• Narender Singh Yadav maintains his account of reaching the top of Everest in 2016
  • A panel in Nepal concluded in 2021 that Yadav and two others made false climbing certificates
  • Yadav reached the top of the mountain Friday to 'prove himself'

A man who was banned from Mount Everest for six years after being accused of faking a summit of the world's highest mountain has managed to successfully climb the peak and capture ample evidence of it.

Narender Singh Yadav reached the top of the 8,849-meter (29,032-foot) mountain Friday morning to "prove himself."
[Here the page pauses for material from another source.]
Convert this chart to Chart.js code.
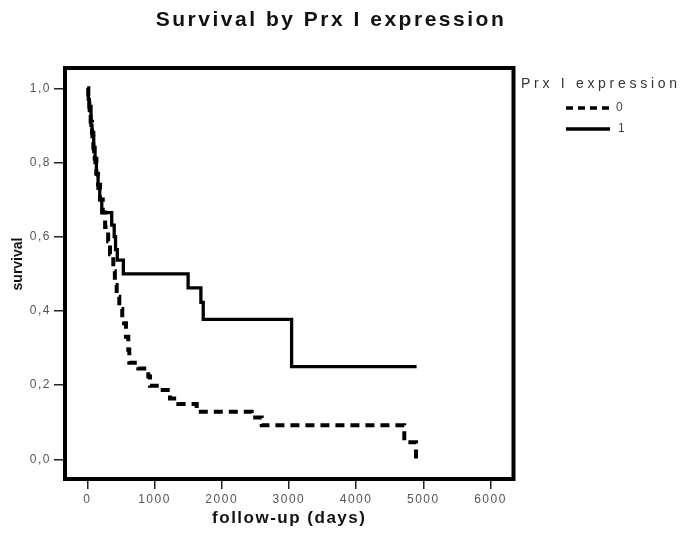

The Indian climber maintains his account of reaching the summit first in 2016 with two other climbers. He said the expedition leader doctored his photos and put them online after his nomination for India's prestigious Tenzing Norgay Adventure Award in 2020.

Nepal then put together a panel that concluded in 2021 that Yadav and Seema Rani Goswami, another climber in the same group, did not reach the top of Everest but made false climbing certificates.

The allegations against him led to the award being withheld, and the experience was "very painful for me and my family," Yadav said in an AFP News story posted on Yahoo Singapore.

Yadav was issued a six-year ban from climbing the mountain. It came to an end on May 20, and the 28-year-old climber was on top of Everest in about a week's time.

"Everest is a dream for all of us but Everest is life for me," Yadav told AFP News. "There were a lot of allegations on me... that's why I (had to) prove myself and climb Everest."

Pemba Rita Sherpa, a mountain guide and instructor working with expedition organizer Pioneer Adventure, said two guides accompanied Yadav on the climb to the top instead of the usual one to avoid any issues this time.

"We took many photos and videos of him," he said. "We have to speak what is real. It is about our Sherpas' reputation and the company's reputation."

Bhishma Raj Bhattarai, an official at the Tourism Department, which is the government agency responsible for issuing climbing permits and monitoring the climbs, told the Kathmandu Post, "We issued him the certificate of success the same day after verifying his climb. He presented documents with dozens of pictures and videos taken from different angles."

Yadav became the first Indian to reach the top in just six days.

"It feels really good. It's like I have been reborn," he told the outlet.

"People called me a fraud," he added. "I am happy now. I waited for many years to achieve this goal. This time I did it without acclimatizing."